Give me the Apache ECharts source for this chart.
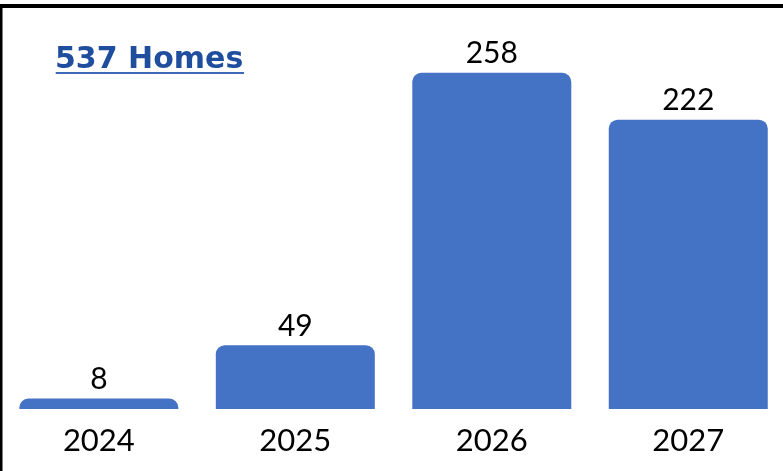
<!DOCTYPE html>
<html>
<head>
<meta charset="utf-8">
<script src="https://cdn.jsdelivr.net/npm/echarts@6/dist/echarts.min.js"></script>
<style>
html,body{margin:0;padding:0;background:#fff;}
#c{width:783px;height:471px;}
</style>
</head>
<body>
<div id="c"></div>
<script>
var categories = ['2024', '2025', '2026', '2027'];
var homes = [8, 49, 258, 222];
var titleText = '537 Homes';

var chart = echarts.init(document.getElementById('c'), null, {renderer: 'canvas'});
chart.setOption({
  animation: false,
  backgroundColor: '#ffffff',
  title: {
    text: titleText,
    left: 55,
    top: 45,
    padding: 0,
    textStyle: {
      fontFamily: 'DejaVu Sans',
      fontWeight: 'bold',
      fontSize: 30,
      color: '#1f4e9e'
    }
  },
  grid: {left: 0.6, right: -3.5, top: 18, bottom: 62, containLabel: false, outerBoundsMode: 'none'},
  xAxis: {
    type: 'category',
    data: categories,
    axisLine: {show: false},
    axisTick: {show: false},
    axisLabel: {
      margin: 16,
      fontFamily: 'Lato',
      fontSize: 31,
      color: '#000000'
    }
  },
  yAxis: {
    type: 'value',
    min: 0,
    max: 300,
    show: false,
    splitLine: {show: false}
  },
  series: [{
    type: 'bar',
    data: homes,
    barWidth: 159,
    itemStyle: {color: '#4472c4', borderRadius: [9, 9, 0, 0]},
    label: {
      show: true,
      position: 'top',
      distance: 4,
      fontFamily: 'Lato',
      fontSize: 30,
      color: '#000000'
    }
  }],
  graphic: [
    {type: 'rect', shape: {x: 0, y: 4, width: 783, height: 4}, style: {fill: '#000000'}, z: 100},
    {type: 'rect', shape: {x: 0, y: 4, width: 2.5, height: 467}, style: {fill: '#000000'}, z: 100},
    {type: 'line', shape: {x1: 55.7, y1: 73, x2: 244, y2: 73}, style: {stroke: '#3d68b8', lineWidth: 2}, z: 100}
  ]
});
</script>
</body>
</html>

▶ **What you are asked to do**
Without the pictures, print the whole listing exactly as given.

▶ **Output**
Give me the Apache ECharts source for this chart.
<!DOCTYPE html>
<html>
<head>
<meta charset="utf-8">
<script src="https://cdn.jsdelivr.net/npm/echarts@6/dist/echarts.min.js"></script>
<style>
html,body{margin:0;padding:0;background:#fff;}
#c{width:783px;height:471px;}
</style>
</head>
<body>
<div id="c"></div>
<script>
var categories = ['2024', '2025', '2026', '2027'];
var homes = [8, 49, 258, 222];
var titleText = '537 Homes';

var chart = echarts.init(document.getElementById('c'), null, {renderer: 'canvas'});
chart.setOption({
  animation: false,
  backgroundColor: '#ffffff',
  title: {
    text: titleText,
    left: 55,
    top: 45,
    padding: 0,
    textStyle: {
      fontFamily: 'DejaVu Sans',
      fontWeight: 'bold',
      fontSize: 30,
      color: '#1f4e9e'
    }
  },
  grid: {left: 0.6, right: -3.5, top: 18, bottom: 62, containLabel: false, outerBoundsMode: 'none'},
  xAxis: {
    type: 'category',
    data: categories,
    axisLine: {show: false},
    axisTick: {show: false},
    axisLabel: {
      margin: 16,
      fontFamily: 'Lato',
      fontSize: 31,
      color: '#000000'
    }
  },
  yAxis: {
    type: 'value',
    min: 0,
    max: 300,
    show: false,
    splitLine: {show: false}
  },
  series: [{
    type: 'bar',
    data: homes,
    barWidth: 159,
    itemStyle: {color: '#4472c4', borderRadius: [9, 9, 0, 0]},
    label: {
      show: true,
      position: 'top',
      distance: 4,
      fontFamily: 'Lato',
      fontSize: 30,
      color: '#000000'
    }
  }],
  graphic: [
    {type: 'rect', shape: {x: 0, y: 4, width: 783, height: 4}, style: {fill: '#000000'}, z: 100},
    {type: 'rect', shape: {x: 0, y: 4, width: 2.5, height: 467}, style: {fill: '#000000'}, z: 100},
    {type: 'line', shape: {x1: 55.7, y1: 73, x2: 244, y2: 73}, style: {stroke: '#3d68b8', lineWidth: 2}, z: 100}
  ]
});
</script>
</body>
</html>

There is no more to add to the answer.